I was in complete denial about my alcoholism for a long time.  Denial is a very powerful and very subtle aspect of the illness of alcoholism that affects many alcoholics.  I went to my first AA meeting on the suggestion of an alcoholic friend of mine in 2001.  I left the meeting saying to myself I’m glad I’m not like that lot and said goodbye to my friend.  I immediately went and bought four cans of Special Brew and two litres of cider and got drunk.  As far as I was concerned I wasn’t an alcoholic.  I didn’t even consider that I may have a drinking problem.  It was another seven years before I took the First Step and fully accepted that I was an alcoholic.
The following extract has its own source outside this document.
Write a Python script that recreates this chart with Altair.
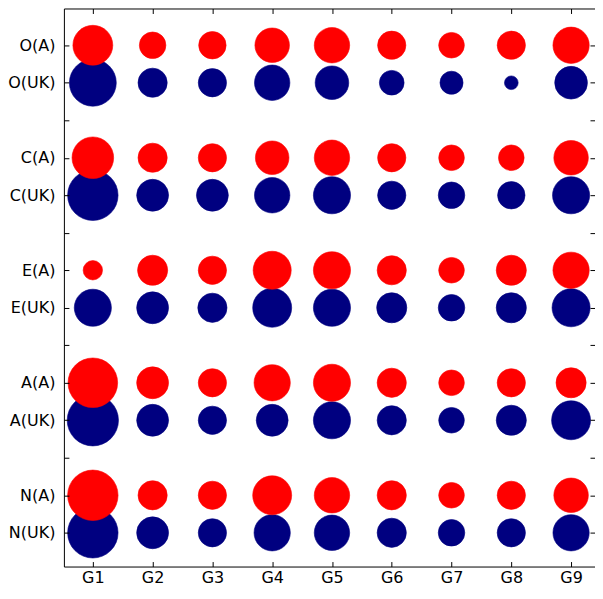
import altair as alt
import pandas as pd

groups = ["G1", "G2", "G3", "G4", "G5", "G6", "G7", "G8", "G9"]
traits = ["O", "C", "E", "A", "N"]

# bubble values (proportional to marker area)
vals_A = {
    "O": [203, 90, 96, 152, 160, 102, 84, 102, 168],
    "C": [221, 109, 102, 144, 160, 102, 84, 84, 152],
    "E": [48, 116, 102, 185, 176, 109, 84, 116, 168],
    "A": [314, 130, 102, 168, 176, 109, 84, 102, 116],
    "N": [325, 109, 102, 194, 160, 109, 84, 102, 152],
}
vals_UK = {
    "O": [281, 109, 102, 160, 144, 78, 68, 24, 137],
    "C": [325, 130, 130, 160, 176, 102, 90, 96, 176],
    "E": [176, 130, 109, 194, 176, 116, 90, 116, 185],
    "A": [336, 130, 102, 130, 176, 109, 84, 116, 194],
    "N": [325, 130, 102, 168, 160, 109, 90, 102, 168],
}

row_labels = []
for t in traits:
    row_labels += [f"{t}(A)", f"{t}(UK)", ""]
row_labels = row_labels[:-1]

rows = []
for i, t in enumerate(traits):
    for j, g in enumerate(groups):
        rows.append({"g": j + 1, "row": 3 * i, "grp": "A", "v": vals_A[t][j]})
        rows.append({"g": j + 1, "row": 3 * i + 1, "grp": "UK", "v": vals_UK[t][j]})
df = pd.DataFrame(rows)

FONT = "DejaVu Sans"
FS = 16
label_arr = "[" + ",".join(f"'{s}'" for s in row_labels) + "]"

xscale = alt.Scale(domain=[0.516, 9.40], nice=False, zero=False)
yscale = alt.Scale(domain=[-0.98, 13.9], nice=False, zero=False, reverse=True)
sscale = alt.Scale(type="linear", domain=[0, 400], range=[0, 3141.6], zero=True)

tick_axis = dict(grid=False, domain=False, title=None, tickSize=5, tickWidth=1,
                 tickColor="black", labelFont=FONT, labelFontSize=FS,
                 labelColor="black", offset=-5, zindex=1)
frame_axis = dict(grid=False, domain=True, domainColor="black", domainWidth=1,
                  ticks=False, labels=False, title=None, offset=0, zindex=1)

x_bottom = alt.Axis(orient="bottom", values=list(range(1, 10)),
                    labelExpr="'G' + datum.value", labelPadding=3,
                    labelFlush=False, **tick_axis)
x_top = alt.Axis(orient="top", values=list(range(1, 10)), labels=False, **tick_axis)
y_left = alt.Axis(orient="left", values=list(range(0, 14)),
                  labelExpr=label_arr + "[datum.value]", labelPadding=9,
                  labelFlush=False, **tick_axis)
y_right = alt.Axis(orient="right", values=list(range(0, 14)), labels=False, **tick_axis)

blue = alt.Chart(df).transform_filter(alt.datum.grp == "UK").mark_circle(
    color="#000080", opacity=1, stroke="#000080", strokeWidth=0.6
).encode(
    x=alt.X("g:Q", scale=xscale, axis=x_bottom),
    y=alt.Y("row:Q", scale=yscale, axis=y_left),
    size=alt.Size("v:Q", scale=sscale, legend=None),
)

red = alt.Chart(df).transform_filter(alt.datum.grp == "A").mark_circle(
    color="#FF0000", opacity=1, stroke="#FF0000", strokeWidth=0.6
).encode(
    x=alt.X("g:Q", scale=xscale, axis=x_top),
    y=alt.Y("row:Q", scale=yscale, axis=y_right),
    size=alt.Size("v:Q", scale=sscale, legend=None),
)

frame_bl = alt.Chart(df).mark_point(opacity=0).encode(
    x=alt.X("g:Q", scale=xscale, axis=alt.Axis(orient="bottom", **frame_axis)),
    y=alt.Y("row:Q", scale=yscale, axis=alt.Axis(orient="left", **frame_axis)),
)
frame_t = alt.Chart(df).mark_point(opacity=0).encode(
    x=alt.X("g:Q", scale=xscale, axis=alt.Axis(orient="top", **frame_axis)),
    y=alt.Y("row:Q", scale=yscale, axis=None),
)

chart = alt.layer(blue, red, frame_bl, frame_t).resolve_axis(
    x="independent", y="independent"
).properties(
    width=532, height=559,
    background="white",
    autosize=alt.AutoSizeParams(type="none"),
    padding={"left": 56, "top": 0, "right": 0, "bottom": 19},
).configure_view(stroke="transparent", strokeWidth=0)

chart.save("out.html", embed_options={"renderer": "svg", "actions": False})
Three months after that first AA meeting I was in my British army sleeping bag on a park bench in sub-zero temperatures in another city banging my fist on the park bench saying to myself, “How the hell have I ended up homeless again.  Thank God I’ve at least got a carrier bag full of Tennent’s Super to keep me going.”  I was in tears because, believe me, being homeless in winter on the streets is tough, especially when you throw in the emotional torment that alcohol causes, such as the paralysing fear and paranoia.  It would have been blatantly obvious to an observer that I was in that position as the direct result of my drinking but alcohol was at that time my only friend.  It was the only thing that gave me comfort and a sense of hope for the future.

Two years later I was homeless again, hallucinating from alcohol withdrawal, and was offered a room in a home run by a charity to help alcoholics and drug addicts.  One of the house rules was that I had to attend AA meetings.  I immediately argued with the house manager that I wasn’t an alcoholic and  I didn’t need to go to AA; such was my denial.  But I went to AA as I wanted a roof over my head.  At my first meeting I was given a Newcomers’ Pack and I went home and completed the questionnaire that was inside.  I ticked yes to nineteen of the twenty questions.  At the end of the questionnaire it said that if I answered yes to three or more questions then I was almost certainly an alcoholic.  My conclusion was that I was ALMOST an alcoholic.  That was how severe my denial was.  In fact looking back the answer was yes to all twenty questions as I had forgotten that I had been in hospital because of my drinking.  I considered myself to be just a problem drinker.  If I sorted out my problems I would be ok and would stop drinking heavily.  After a few more meetings I thought that maybe I was an alcoholic and so I did the Twelve Steps and stopped drinking. 

I convinced myself after nine months of  sobriety that I wasn’t an alcoholic after all and left AA.  I just could not and would not accept that I was an alcoholic.  I managed to control and moderate my drinking for another three-and-a-half years.  Then my drinking became the worse it has ever been and I knew that homelessness or prison was just around the corner as my life was rapidly falling apart at the seams.  Finally the day came when that utter denial was over as I remembered the book ‘Alcoholics Anonymous’ saying that alcoholism is a progressive illness and that we always get worse, never better.  I took the First Step fully and completely and I haven’t had a drop of alcohol since.      

Today I was doing service in AA for the Probation Liaison Service for my local AA Intergroup, which is part of carrying the message of recovery to offenders that may be alcoholics at my local magistrates’ court.  I was with a fellow  alcoholic from AA and he said thank God for Step One after we spoke to a homeless alcoholic that wasn’t interested in coming to a meeting after receiving his fine for yet another alcohol related offence.   This got me thinking back in time to a lady that came to my home-group in 2003.  She came to meetings for two weeks and then she stopped coming to meetings.  I saw her soon afterwards in a government building and we were both waiting to be seen so we had a chat.  She told me she had severe liver damage and was told at hospital that if she continued to drink that she would die within a matter of weeks.  She was in fact very lucky as the liver tissue was healthy around the main artery that supplied blood to her liver and she would survive if she stopped drinking but would have to have a massive change in diet and lifestyle due to the severe schirosis to the rest of her liver.  She seemed happy and was telling me  about her new positivity and felt she didn’t need AA anymore.  A few weeks later I told another lady in my home-group that I had bumped into her and asked if she had spoken to her recently.  She said that this lady had drunk regularly again and died shortly afterwards.  That is denial in its extreme and I have since had several friends that have died under similar circumstances.  I wish I had tried to encourage that lady that died to come back to AA as I stayed silent letting her take her own path in life.

I don't see other alcoholics as losers because they have left meetings, I see them as suffering from intense denial.